Visual identification techniques, although widely used in anthropogenic particle research, may also introduce uncertainties in particle classification. The absence of polymer verification using spectroscopic techniques such as Fourier-transform infrared spectroscopy (FTIR) or Raman spectroscopy represents an important limitation in many studies, including the present one, particularly regarding the confirmation of plastic-derived particles. In the present study, particle identification was based solely on visual characterization without spectroscopic confirmation. Therefore, although the detected particles are considered anthropogenic, their polymer composition could not be definitively confirmed, and some particles (e.g., natural or semi-synthetic fibers such as cotton) may have been misidentified as plastic. Previous studies have highlighted that visual identification alone may result in substantial misclassification rates (e.g., >70%; [8]), and that a significant proportion of visually identified particles may not be synthetic polymers [38]. Future studies should incorporate spectroscopic techniques (e.g., FTIR or Raman spectroscopy) to confirm polymer composition and reduce uncertainty in particle identification.

It should also be noted that sample storage at −20 °C prior to analysis may influence particle integrity, potentially leading to fragmentation and an apparent increase in particle counts, accompanied by a reduction in particle size. Although freezing is a common and often unavoidable practice in such studies, this factor may introduce additional uncertainty in the quantification of anthropogenic particles.

Future research should therefore prioritize methodological standardization to improve comparability among studies and enhance the reliability of anthropogenic particle assessments. Expanding sampling efforts across different seasons, habitats, and geographic regions will also help clarify spatial and temporal variability in anthropogenic particle contamination. In addition, integrating environmental monitoring of water and sediments with biological studies may provide a better understanding of the pathways through which anthropogenic particles enter marine food webs.
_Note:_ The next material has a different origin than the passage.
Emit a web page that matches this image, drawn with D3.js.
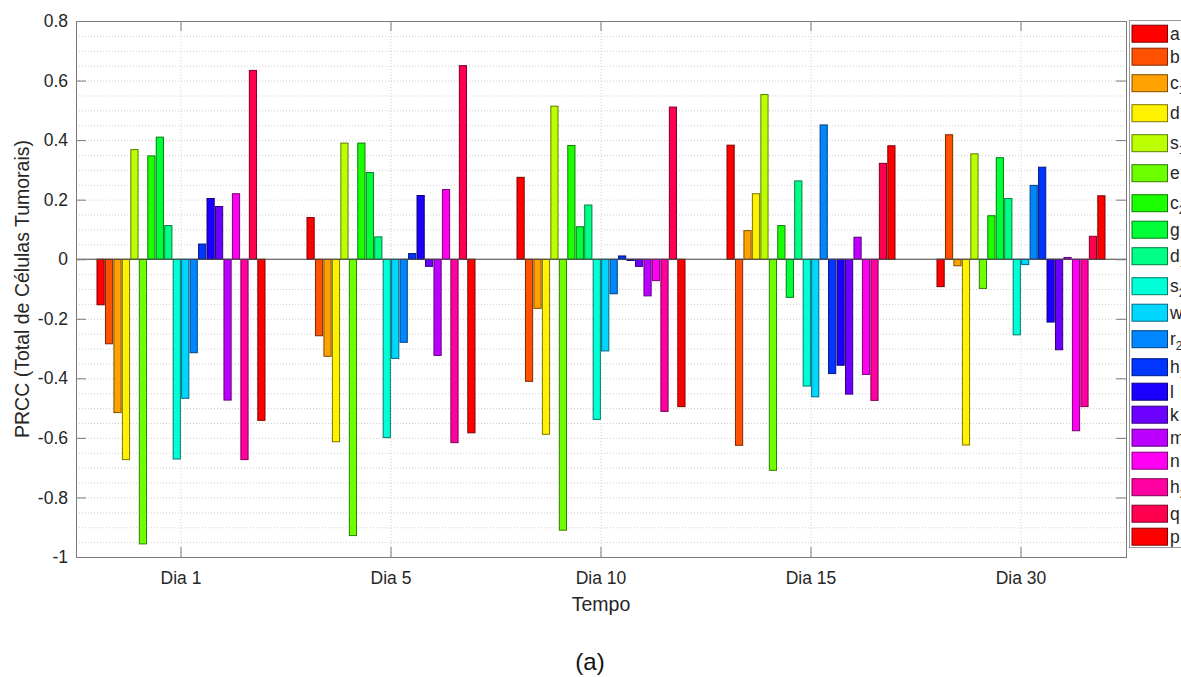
<!DOCTYPE html>
<html>
<head>
<meta charset="utf-8">
<script src="https://cdn.jsdelivr.net/npm/d3@7"></script>
<style>
  body { margin: 0; background: #fff; }
  svg { display: block; font-family: "Liberation Sans", Arial, sans-serif; }
</style>
</head>
<body>
<svg id="chart" width="1181" height="677"></svg>
<script>
// categories and parameter names (subscript after "_")
const days = ['Dia 1', 'Dia 5', 'Dia 10', 'Dia 15', 'Dia 30'];
const paramLabels = ['a', 'b', 'c_1', 'd', 's_1', 'e', 'c_2', 'g', 'd_1', 's_2',
                     'w', 'r_2', 'h_1', 'l', 'k', 'm', 'n', 'h_2', 'q', 'p'];

// PRCC values per day, one per parameter
const prccDia1  = [-0.153, -0.284, -0.515, -0.673, 0.368, -0.956, 0.347, 0.410, 0.113, -0.671,
                   -0.467, -0.314, 0.051, 0.204, 0.177, -0.473, 0.220, -0.673, 0.634, -0.541];
const prccDia5  = [0.140, -0.257, -0.326, -0.613, 0.390, -0.928, 0.390, 0.291, 0.075, -0.599,
                   -0.333, -0.279, 0.019, 0.214, -0.024, -0.323, 0.234, -0.616, 0.650, -0.583];
const prccDia10 = [0.275, -0.410, -0.165, -0.588, 0.514, -0.910, 0.382, 0.109, 0.182, -0.538,
                   -0.308, -0.116, 0.011, -0.004, -0.024, -0.123, -0.072, -0.511, 0.511, -0.495];
const prccDia15 = [0.383, -0.625, 0.096, 0.220, 0.553, -0.709, 0.113, -0.128, 0.263, -0.426,
                   -0.462, 0.451, -0.384, -0.356, -0.453, 0.074, -0.387, -0.474, 0.322, 0.381];
const prccDia30 = [-0.092, 0.418, -0.022, -0.624, 0.354, -0.098, 0.146, 0.341, 0.204, -0.254,
                   -0.018, 0.248, 0.309, -0.211, -0.304, 0.006, -0.576, -0.495, 0.077, 0.213];

const yTicks = [-1, -0.8, -0.6, -0.4, -0.2, 0, 0.2, 0.4, 0.6, 0.8];

const prcc = [prccDia1, prccDia5, prccDia10, prccDia15, prccDia30];

const svg = d3.select('#chart');
const plotL = 76, plotR = 1126, plotT = 21, plotB = 557;
const axisGray = '#7a7a7a';
const textGray = '#262626';

// hsv colormap like matlab, first and last both red
const color = i => d3.hsl(i * 360 / (paramLabels.length - 1), 1, 0.5).toString();

const x = d3.scaleBand().domain(days).range([plotL, plotR]);
const groupW = x.bandwidth() * 0.8;
const xInner = d3.scaleBand()
  .domain(d3.range(paramLabels.length))
  .range([0, groupW])
  .paddingInner(0.15);
const y = d3.scaleLinear().domain([-1, 0.8]).range([plotB, plotT]);

// dotted grid (minor every 0.05, vertical at each day)
const grid = svg.append('g').attr('stroke', '#cfcfcf').attr('stroke-dasharray', '1,2');
grid.selectAll('line.h')
  .data(d3.range(-19, 16).map(k => k * 0.05))
  .join('line')
  .attr('x1', plotL).attr('x2', plotR)
  .attr('y1', d => y(d) + 0.5).attr('y2', d => y(d) + 0.5);
grid.selectAll('line.v')
  .data(days)
  .join('line')
  .attr('x1', d => x(d) + x.bandwidth() / 2).attr('x2', d => x(d) + x.bandwidth() / 2)
  .attr('y1', plotT).attr('y2', plotB);

// bars
const groups = svg.append('g').selectAll('g')
  .data(days)
  .join('g')
  .attr('transform', d => `translate(${x(d) + (x.bandwidth() - groupW) / 2},0)`);

groups.selectAll('rect')
  .data((d, i) => prcc[i].map((v, j) => ({ v, j })))
  .join('rect')
  .attr('x', d => xInner(d.j))
  .attr('width', xInner.bandwidth())
  .attr('y', d => y(Math.max(0, d.v)))
  .attr('height', d => Math.abs(y(d.v) - y(0)))
  .attr('fill', d => color(d.j))
  .attr('stroke', d => d3.color(color(d.j)).darker(2))
  .attr('stroke-width', 1);

// zero baseline
svg.append('line')
  .attr('x1', plotL).attr('x2', plotR)
  .attr('y1', y(0)).attr('y2', y(0))
  .attr('stroke', '#444').attr('stroke-width', 1);

// axes with inward ticks
const fmt = v => String(+v.toFixed(1));
const styleAxis = g => {
  g.select('.domain').remove();
  g.selectAll('line').attr('stroke', axisGray);
  g.selectAll('text').attr('fill', textGray).style('font-size', '17.5px')
    .style('font-family', '"Liberation Sans", Arial, sans-serif');
};
svg.append('g').attr('transform', `translate(${plotL},0)`)
  .call(d3.axisLeft(y).tickValues(yTicks).tickFormat(fmt).tickSize(-10).tickPadding(8))
  .call(styleAxis);
svg.append('g').attr('transform', `translate(${plotR},0)`)
  .call(d3.axisRight(y).tickValues(yTicks).tickFormat('').tickSize(-10))
  .call(styleAxis);
svg.append('g').attr('transform', `translate(0,${plotB})`)
  .call(d3.axisBottom(x).tickSize(-10).tickPadding(15))
  .call(styleAxis);
svg.append('g').attr('transform', `translate(0,${plotT})`)
  .call(d3.axisTop(x).tickFormat('').tickSize(-10))
  .call(styleAxis);

// frame
svg.append('rect')
  .attr('x', plotL + 0.5).attr('y', plotT + 0.5)
  .attr('width', plotR - plotL).attr('height', plotB - plotT)
  .attr('fill', 'none').attr('stroke', axisGray).attr('stroke-width', 1);

// axis titles
svg.append('text')
  .attr('x', (plotL + plotR) / 2).attr('y', 611)
  .attr('text-anchor', 'middle').attr('fill', textGray).style('font-size', '19.5px')
  .text('Tempo');
svg.append('text')
  .attr('transform', `translate(29,${(plotT + plotB) / 2}) rotate(-90)`)
  .attr('text-anchor', 'middle').attr('fill', textGray).style('font-size', '19.5px')
  .text('PRCC (Total de Células Tumorais)');
svg.append('text')
  .attr('x', 590).attr('y', 670)
  .attr('text-anchor', 'middle').attr('fill', '#111').style('font-size', '24px')
  .text('(a)');

// legend
const legendRowH = [23, 23, 30, 30, 30, 30, 30, 23, 30, 30,
                    23, 30, 26, 23, 23, 23, 23, 30, 23, 23];
const legend = svg.append('g');
legend.append('rect')
  .attr('x', 1129.5).attr('y', 20.5)
  .attr('width', 80).attr('height', 527)
  .attr('fill', '#fff').attr('stroke', '#9a9a9a');
let cy = 22.2;
paramLabels.forEach((lab, i) => {
  const c = cy + legendRowH[i] / 2;
  cy += legendRowH[i];
  const [base, sub] = lab.split('_');
  legend.append('rect')
    .attr('x', 1132).attr('y', c - 8.5)
    .attr('width', 35.5).attr('height', 17)
    .attr('fill', color(i))
    .attr('stroke', d3.color(color(i)).darker(2)).attr('stroke-width', 1);
  const t = legend.append('text')
    .attr('x', 1170).attr('y', c + 6)
    .attr('fill', textGray).style('font-size', '17.5px')
    .text(base);
  if (sub) {
    t.append('tspan').attr('dy', 5).style('font-size', '12px').text(sub);
  }
});
</script>
</body>
</html>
Finally, further investigation is required to assess the potential transfer of anthropogenic particles from the gastrointestinal tract to edible tissues and to evaluate the associated risks for human health. Understanding the ecological and toxicological implications of anthropogenic particle contamination, including microplastics, as reported in previous studies, remains a critical research priority in marine environmental research.

5. Conclusions

This study demonstrates that anthropogenic particle ingestion is widespread in Scomber colias from the Saronikos Gulf, with particles detected in 73.7% of individuals in the gastrointestinal tract. The additional detection of anthropogenic particles in muscle tissue (41.2%) indicates that contamination is not limited to the digestive system and may extend to edible tissues, raising concerns regarding potential human exposure.

Fibers were the dominant particle type, followed by fragments, while most particles were classified as micro-sized (<5 mm) and predominantly dark-colored. These patterns are consistent with those reported in Mediterranean ecosystems and suggest that anthropogenic particle ingestion is mainly driven by environmental availability rather than selective feeding.

No significant relationships were found between anthropogenic particle abundance and biological parameters, indicating that ingestion is not influenced by fish size or physiological condition. Comparative analysis further suggests that pelagic species such as S. colias are more exposed to anthropogenic particles due to their continuous interaction with suspended particles in the water column.

Overall, the findings support the use of S. colias as a reliable bioindicator for monitoring anthropogenic particle pollution in pelagic environments. The detection of anthropogenic particles in muscle tissue highlights the need for further research on translocation mechanisms and their potential implications for food safety. These results provide important baseline data for the Saronikos Gulf and contribute to the broader understanding of anthropogenic particle contamination in Mediterranean marine ecosystems, including microplastics, as reported in previous studies.